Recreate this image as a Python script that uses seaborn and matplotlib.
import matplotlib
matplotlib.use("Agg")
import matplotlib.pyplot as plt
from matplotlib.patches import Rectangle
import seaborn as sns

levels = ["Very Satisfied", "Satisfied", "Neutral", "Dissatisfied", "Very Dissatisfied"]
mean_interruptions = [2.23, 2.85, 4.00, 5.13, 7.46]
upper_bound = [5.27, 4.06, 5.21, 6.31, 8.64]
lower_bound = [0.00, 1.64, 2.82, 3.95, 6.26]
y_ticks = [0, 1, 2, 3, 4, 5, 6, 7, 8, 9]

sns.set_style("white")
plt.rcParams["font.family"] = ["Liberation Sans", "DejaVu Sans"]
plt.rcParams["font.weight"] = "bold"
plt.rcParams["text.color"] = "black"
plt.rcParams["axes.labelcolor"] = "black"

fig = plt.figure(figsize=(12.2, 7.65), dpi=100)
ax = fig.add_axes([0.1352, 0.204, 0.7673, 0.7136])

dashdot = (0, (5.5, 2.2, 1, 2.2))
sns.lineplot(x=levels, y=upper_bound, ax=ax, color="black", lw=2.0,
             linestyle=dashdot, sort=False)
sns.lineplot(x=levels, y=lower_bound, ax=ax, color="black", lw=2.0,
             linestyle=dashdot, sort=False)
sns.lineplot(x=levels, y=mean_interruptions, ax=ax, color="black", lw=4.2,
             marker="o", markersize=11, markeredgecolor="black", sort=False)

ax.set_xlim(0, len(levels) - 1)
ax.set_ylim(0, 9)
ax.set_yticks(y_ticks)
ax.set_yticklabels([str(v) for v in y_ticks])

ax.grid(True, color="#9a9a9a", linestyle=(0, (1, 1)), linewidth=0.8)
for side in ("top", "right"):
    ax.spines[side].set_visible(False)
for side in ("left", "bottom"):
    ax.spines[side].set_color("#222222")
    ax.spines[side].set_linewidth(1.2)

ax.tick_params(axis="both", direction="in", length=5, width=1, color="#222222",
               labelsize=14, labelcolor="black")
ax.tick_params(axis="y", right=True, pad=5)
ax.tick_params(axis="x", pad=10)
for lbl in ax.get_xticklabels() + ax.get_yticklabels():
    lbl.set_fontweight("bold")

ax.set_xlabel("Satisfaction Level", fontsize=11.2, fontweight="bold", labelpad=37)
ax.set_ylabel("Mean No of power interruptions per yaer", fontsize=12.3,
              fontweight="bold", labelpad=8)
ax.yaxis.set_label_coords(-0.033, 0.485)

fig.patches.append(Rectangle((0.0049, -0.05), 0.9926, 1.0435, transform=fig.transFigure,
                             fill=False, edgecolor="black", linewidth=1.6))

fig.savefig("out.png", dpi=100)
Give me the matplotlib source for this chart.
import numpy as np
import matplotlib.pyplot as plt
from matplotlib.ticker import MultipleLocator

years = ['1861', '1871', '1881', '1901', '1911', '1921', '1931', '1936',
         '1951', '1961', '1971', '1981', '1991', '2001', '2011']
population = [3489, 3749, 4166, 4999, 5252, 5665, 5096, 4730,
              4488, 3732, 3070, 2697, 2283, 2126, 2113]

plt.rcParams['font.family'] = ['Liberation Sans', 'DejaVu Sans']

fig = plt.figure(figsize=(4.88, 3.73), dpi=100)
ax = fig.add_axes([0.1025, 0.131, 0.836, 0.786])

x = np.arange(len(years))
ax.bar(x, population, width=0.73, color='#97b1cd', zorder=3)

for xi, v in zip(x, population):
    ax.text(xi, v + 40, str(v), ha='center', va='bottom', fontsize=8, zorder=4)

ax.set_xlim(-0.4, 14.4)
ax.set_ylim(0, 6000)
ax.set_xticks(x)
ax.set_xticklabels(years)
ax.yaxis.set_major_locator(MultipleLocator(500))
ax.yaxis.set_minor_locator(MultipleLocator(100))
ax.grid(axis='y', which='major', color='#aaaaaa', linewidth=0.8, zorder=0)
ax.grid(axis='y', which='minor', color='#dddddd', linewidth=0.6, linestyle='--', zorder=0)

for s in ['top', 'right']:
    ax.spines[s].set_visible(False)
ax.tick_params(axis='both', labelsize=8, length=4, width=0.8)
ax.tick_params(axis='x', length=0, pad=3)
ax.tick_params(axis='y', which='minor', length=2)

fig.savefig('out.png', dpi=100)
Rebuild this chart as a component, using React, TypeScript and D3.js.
_ _ _ _ _
__YOUR OBJECTIVE__. Each entry above is to be set down again in exactly the same words.

__ANSWER TO THIS EXERCISE__.
Recreate this image as a Python script that uses seaborn and matplotlib.
import matplotlib
matplotlib.use("Agg")
import matplotlib.pyplot as plt
from matplotlib.patches import Rectangle
import seaborn as sns

levels = ["Very Satisfied", "Satisfied", "Neutral", "Dissatisfied", "Very Dissatisfied"]
mean_interruptions = [2.23, 2.85, 4.00, 5.13, 7.46]
upper_bound = [5.27, 4.06, 5.21, 6.31, 8.64]
lower_bound = [0.00, 1.64, 2.82, 3.95, 6.26]
y_ticks = [0, 1, 2, 3, 4, 5, 6, 7, 8, 9]

sns.set_style("white")
plt.rcParams["font.family"] = ["Liberation Sans", "DejaVu Sans"]
plt.rcParams["font.weight"] = "bold"
plt.rcParams["text.color"] = "black"
plt.rcParams["axes.labelcolor"] = "black"

fig = plt.figure(figsize=(12.2, 7.65), dpi=100)
ax = fig.add_axes([0.1352, 0.204, 0.7673, 0.7136])

dashdot = (0, (5.5, 2.2, 1, 2.2))
sns.lineplot(x=levels, y=upper_bound, ax=ax, color="black", lw=2.0,
             linestyle=dashdot, sort=False)
sns.lineplot(x=levels, y=lower_bound, ax=ax, color="black", lw=2.0,
             linestyle=dashdot, sort=False)
sns.lineplot(x=levels, y=mean_interruptions, ax=ax, color="black", lw=4.2,
             marker="o", markersize=11, markeredgecolor="black", sort=False)

ax.set_xlim(0, len(levels) - 1)
ax.set_ylim(0, 9)
ax.set_yticks(y_ticks)
ax.set_yticklabels([str(v) for v in y_ticks])

ax.grid(True, color="#9a9a9a", linestyle=(0, (1, 1)), linewidth=0.8)
for side in ("top", "right"):
    ax.spines[side].set_visible(False)
for side in ("left", "bottom"):
    ax.spines[side].set_color("#222222")
    ax.spines[side].set_linewidth(1.2)

ax.tick_params(axis="both", direction="in", length=5, width=1, color="#222222",
               labelsize=14, labelcolor="black")
ax.tick_params(axis="y", right=True, pad=5)
ax.tick_params(axis="x", pad=10)
for lbl in ax.get_xticklabels() + ax.get_yticklabels():
    lbl.set_fontweight("bold")

ax.set_xlabel("Satisfaction Level", fontsize=11.2, fontweight="bold", labelpad=37)
ax.set_ylabel("Mean No of power interruptions per yaer", fontsize=12.3,
              fontweight="bold", labelpad=8)
ax.yaxis.set_label_coords(-0.033, 0.485)

fig.patches.append(Rectangle((0.0049, -0.05), 0.9926, 1.0435, transform=fig.transFigure,
                             fill=False, edgecolor="black", linewidth=1.6))

fig.savefig("out.png", dpi=100)
Give me the matplotlib source for this chart.
import numpy as np
import matplotlib.pyplot as plt
from matplotlib.ticker import MultipleLocator

years = ['1861', '1871', '1881', '1901', '1911', '1921', '1931', '1936',
         '1951', '1961', '1971', '1981', '1991', '2001', '2011']
population = [3489, 3749, 4166, 4999, 5252, 5665, 5096, 4730,
              4488, 3732, 3070, 2697, 2283, 2126, 2113]

plt.rcParams['font.family'] = ['Liberation Sans', 'DejaVu Sans']

fig = plt.figure(figsize=(4.88, 3.73), dpi=100)
ax = fig.add_axes([0.1025, 0.131, 0.836, 0.786])

x = np.arange(len(years))
ax.bar(x, population, width=0.73, color='#97b1cd', zorder=3)

for xi, v in zip(x, population):
    ax.text(xi, v + 40, str(v), ha='center', va='bottom', fontsize=8, zorder=4)

ax.set_xlim(-0.4, 14.4)
ax.set_ylim(0, 6000)
ax.set_xticks(x)
ax.set_xticklabels(years)
ax.yaxis.set_major_locator(MultipleLocator(500))
ax.yaxis.set_minor_locator(MultipleLocator(100))
ax.grid(axis='y', which='major', color='#aaaaaa', linewidth=0.8, zorder=0)
ax.grid(axis='y', which='minor', color='#dddddd', linewidth=0.6, linestyle='--', zorder=0)

for s in ['top', 'right']:
    ax.spines[s].set_visible(False)
ax.tick_params(axis='both', labelsize=8, length=4, width=0.8)
ax.tick_params(axis='x', length=0, pad=3)
ax.tick_params(axis='y', which='minor', length=2)

fig.savefig('out.png', dpi=100)
Rebuild this chart as a component, using React, TypeScript and D3.js.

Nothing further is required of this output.